Social Protection Minister Joan Burton declared she was “no Tammy Wynette” in an apparent coded reference that she would not stand by her Cabinet colleague James Reilly unquestioningly.

Ms Burton said she had confidence in the Fine Gael health minister but only after being pushed several times on the issue by Fianna Fáil.

After Sinn Féin then claimed she was “standing by her man”, she responded: “I am no Tammy Wynette”.

The exchanges occurred in the Dáil yesterday after Ms Burton gave formal notice to the House of junior health minister Roisín Shortall’s resignation.

Ms Burton was standing in for Tánaiste and Labour leader Eamon Gilmore, who is attending the UN General Assembly in New York.

Fianna Fáil TD Michael McGrath said it was clear that Mr Gilmore had “shafted” Ms Shortall to protect Dr Reilly.

He also said that while some in Government might seek to claim Ms Shortall’s resignation resulted from a personality clash with Dr Reilly, “nothing could be further from the truth”.

Instead, Mr McGrath said, she had resigned after making a “devastating critique” of the record of Dr Reilly and the Government on health.

“[She] was forced to articulate in public her frustration at the failure to prioritise the extension of free GP care and the lack of transparency in the selection criteria used for locating new primary care centres,” said Mr McGrath.

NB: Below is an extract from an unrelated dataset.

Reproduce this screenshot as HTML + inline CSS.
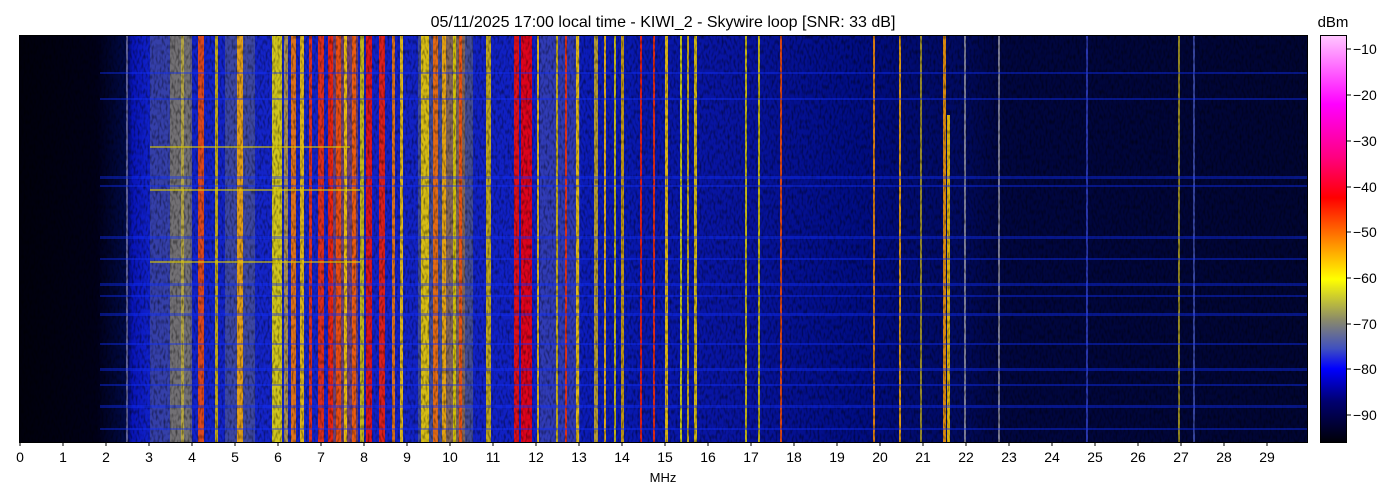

“The tipping point came when Minister Reilly discarded the established criteria for locating new primary care centres and failed to explain why two centres in his constituency jumped the queue ahead of everybody else.”

He questioned if Ms Burton and the Cabinet had been consulted on Dr Reilly’s decision to add 15 locations to the original list of 20 primary care centres.

He also questioned if Ms Burton had full confidence in Dr Reilly.

Ms Burton eventually said she had confidence in Dr Reilly just as she had confidence in all members of the Cabinet.

Sinn Féin TD Mary Lou McDonald criticised Ms Burton for “standing by her man” when “anybody with an ounce of wit” could see Dr Reilly was “not a suitable occupant” of health.

But Ms Burton defended Dr Reilly while also praising Ms Shortall.

Their “joint work” had ensured a “pipeline of projects” that would “transform the face of primary care”.

On the issue of consultation, Ms Burton said Dr Reilly had brought the expanded list to Cabinet but said ministers would not have delved into the “minutiae” of it.

“That is not the way it works,” she said.